Abreu: Você é que é forte, amigo. Ainda bem que sou seu amigo. Eu já mandei uma mensagem para ele (Policarpo), manda uma pra ele. Ele tem um Viber (aplicativo de mensagens para celular), manda um Viber pra ele. Eu botei assim: “Sua matéria já deu repercussão, você é mais forte que Aldrin 40”. Ele respondeu: “Já? Já teve repercussão?”Falei: “Veja o site do UOL”. Falou: “Vou ver. Abraço”.
Um dia após a saída de Nascimento, dos Transportes, em 7 de julho de 2011, Cachoeira falava como se fosse chefe de Policarpo Jr. Naquele dia, o bicheiro iniciou um forte lobby para promover um apadrinhado político instalado no governo de Perillo, o secretário estadual de Educação, Thiago Peixoto. Em mais uma conversa interceptada pela PF, Cachoeira diz a Abreu: “Você está com Policarpo Junior? Fala pra ele fazer uma reportagem aí. O Thiago tá fazendo uma revolução na educação aqui. Manda ele designar um repórter pra cobrir”
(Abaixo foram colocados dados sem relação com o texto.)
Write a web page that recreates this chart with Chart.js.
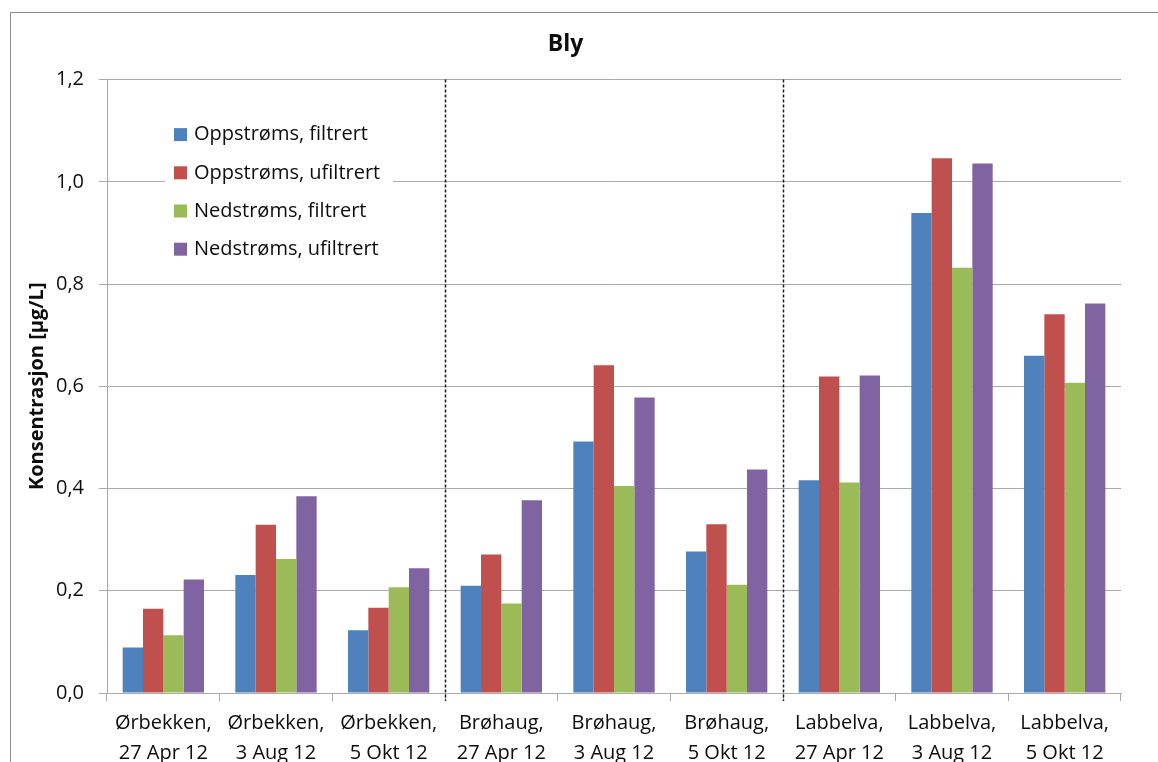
<!DOCTYPE html>
<html>
<head>
<meta charset="utf-8">
<script src="https://cdn.jsdelivr.net/npm/chart.js@4/dist/chart.umd.min.js"></script>
<style>
  html, body { margin: 0; padding: 0; background: #fff; overflow: hidden; width: 1158px; height: 762px; }
  canvas { display: block; }
</style>
</head>
<body>
<canvas id="bly" width="1158" height="800"></canvas>
<script>
// Lead (Bly) concentrations per site and sampling date
const stations = [
  ["Ørbekken,", "27 Apr 12"], ["Ørbekken,", "3 Aug 12"], ["Ørbekken,", "5 Okt 12"],
  ["Brøhaug,", "27 Apr 12"], ["Brøhaug,", "3 Aug 12"], ["Brøhaug,", "5 Okt 12"],
  ["Labbelva,", "27 Apr 12"], ["Labbelva,", "3 Aug 12"], ["Labbelva,", "5 Okt 12"],
];
const seriesNames = ["Oppstrøms, filtrert", "Oppstrøms, ufiltrert", "Nedstrøms, filtrert", "Nedstrøms, ufiltrert"];
const upstreamFiltered = [0.089, 0.231, 0.123, 0.210, 0.492, 0.277, 0.416, 0.939, 0.660];
const upstreamUnfiltered = [0.165, 0.329, 0.167, 0.271, 0.641, 0.330, 0.619, 1.046, 0.741];
const downstreamFiltered = [0.113, 0.262, 0.207, 0.175, 0.405, 0.212, 0.412, 0.832, 0.607];
const downstreamUnfiltered = [0.222, 0.385, 0.244, 0.377, 0.578, 0.437, 0.621, 1.036, 0.762];
const yTicks = [0, 0.2, 0.4, 0.6, 0.8, 1.0, 1.2];
const yTickLabels = ["0,0", "0,2", "0,4", "0,6", "0,8", "1,0", "1,2"];
const siteBreaks = [3, 6]; // dashed separators before these category indexes

const colors = ["#4f81bd", "#c0504d", "#9bbb59", "#8064a2"];
const FONT = "'Open Sans', 'Liberation Sans', sans-serif";
const gridColor = "#a9a9a9";

// frame around the whole chart
const framePlugin = {
  id: "frame",
  beforeDraw(chart) {
    const ctx = chart.ctx;
    ctx.save();
    ctx.fillStyle = "#fff";
    ctx.fillRect(0, 0, chart.width, chart.height);
    ctx.strokeStyle = "#8c8c8c";
    ctx.lineWidth = 1;
    ctx.strokeRect(10.5, 12.5, chart.width + 20, chart.height + 20);
    ctx.restore();
  },
};

// dashed vertical lines between the three sites
const separatorPlugin = {
  id: "separators",
  afterDatasetsDraw(chart) {
    const { ctx, chartArea } = chart;
    const x = chart.scales.x;
    ctx.save();
    ctx.strokeStyle = "#1a1a1a";
    ctx.lineWidth = 1.5;
    ctx.setLineDash([3, 2]);
    siteBreaks.forEach((i) => {
      const px = Math.round((x.getPixelForValue(i - 1) + x.getPixelForValue(i)) / 2) + 0.5;
      ctx.beginPath();
      ctx.moveTo(px, chartArea.top);
      ctx.lineTo(px, chartArea.bottom + 8);
      ctx.stroke();
    });
    ctx.restore();
  },
};

// legend box sitting inside the plot, over the gridlines
const insideLegendPlugin = {
  id: "insideLegend",
  beforeDatasetsDraw(chart) {
    const { ctx, chartArea } = chart;
    const left = chartArea.left + 58;
    const top = chartArea.top + 30;
    ctx.save();
    ctx.fillStyle = "#fff";
    ctx.fillRect(left, top, 228, 164);
    ctx.font = "20px " + FONT;
    ctx.textBaseline = "middle";
    ctx.textAlign = "left";
    chart.data.datasets.forEach((ds, i) => {
      const cy = chartArea.top + 55 + i * 38.2;
      ctx.fillStyle = ds.backgroundColor;
      ctx.fillRect(left + 9, cy - 6.5, 13, 13);
      ctx.fillStyle = "#0d0d0d";
      ctx.fillText(ds.label, left + 29, cy);
    });
    ctx.restore();
  },
};

const seriesValues = [upstreamFiltered, upstreamUnfiltered, downstreamFiltered, downstreamUnfiltered];

new Chart(document.getElementById("bly"), {
  type: "bar",
  data: {
    labels: stations,
    datasets: seriesNames.map((name, i) => ({
      label: name,
      data: seriesValues[i],
      backgroundColor: colors[i],
      borderWidth: 0,
      categoryPercentage: 0.722,
      barPercentage: 1.0,
    })),
  },
  options: {
    responsive: false,
    animation: false,
    layout: { padding: { left: 10, right: 37, top: 0, bottom: 0 } },
    plugins: {
      legend: { display: false },
      tooltip: { enabled: false },
      title: {
        display: true,
        text: "Bly",
        color: "#0d0d0d",
        font: { family: FONT, size: 23, weight: "bold" },
        padding: { top: 31, bottom: 21 },
      },
    },
    scales: {
      x: {
        grid: { offset: true, drawOnChartArea: false, color: gridColor, tickLength: 8 },
        border: { color: gridColor },
        ticks: {
          color: "#0d0d0d",
          font: { family: FONT, size: 20, lineHeight: 1.5 },
          padding: 7,
          maxRotation: 0,
          autoSkip: false,
        },
        afterFit(scale) { scale.height = 107; },
      },
      y: {
        min: 0,
        max: 1.2,
        afterBuildTicks(scale) { scale.ticks = yTicks.map((v) => ({ value: v })); },
        ticks: {
          color: "#0d0d0d",
          font: { family: FONT, size: 20 },
          padding: 15,
          callback: (v) => yTickLabels[yTicks.indexOf(v)],
        },
        grid: { color: gridColor, tickLength: 8 },
        border: { color: gridColor },
        title: {
          display: true,
          text: "Konsentrasjon [µg/L]",
          color: "#0d0d0d",
          font: { family: FONT, size: 20, weight: "bold" },
          padding: { top: 15, bottom: 0 },
        },
        afterFit(scale) { scale.width = 97; },
      },
    },
  },
  plugins: [framePlugin, separatorPlugin, insideLegendPlugin],
});
</script>
</body>
</html>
Havia um interesse comercial. Em uma conversa de 9 de junho de 2011, Cachoeira fala com um comparsa da quadrilha, Gleyb Ferreira da Cruz, sobre um projeto de construção de escolas de baixo custo em Goiás. “Comenta com ninguém não, mas o Thiago (Peixoto, secretário de Educação) passou o modelo pra nós, tá? Vai alugar várias escolas no estado, entendeu? E vamos construir, porque na hora que sair (a licitação), tá pronta, é só oferecer”, diz o bicheiro. Em dezembro do mesmo ano, a capa de Veja seria inspirada em um projeto de educação “de qualidade e baixo custo” na China.
Não foi surpresa nenhuma para a PF e para a CPI, portanto, quando há 15 dias a mulher de Cachoeira, Andressa Mendonça, tentou chantagear o juiz federal Alderico Rocha Santos com um dossiê, segundo ela produzido por Veja. Andressa teria dito, contou o juiz: “O senhor conhece Policarpo Junior? O Carlos (Cachoeira) contratou o Policarpo para fazer um dossiê contra o senhor. Se o senhor soltar o Carlos, não vamos soltar o dossiê”.
O bicheiro continua preso e Andressa teve de pagar uma fiança de 100 mil reais para não acabar no xadrez.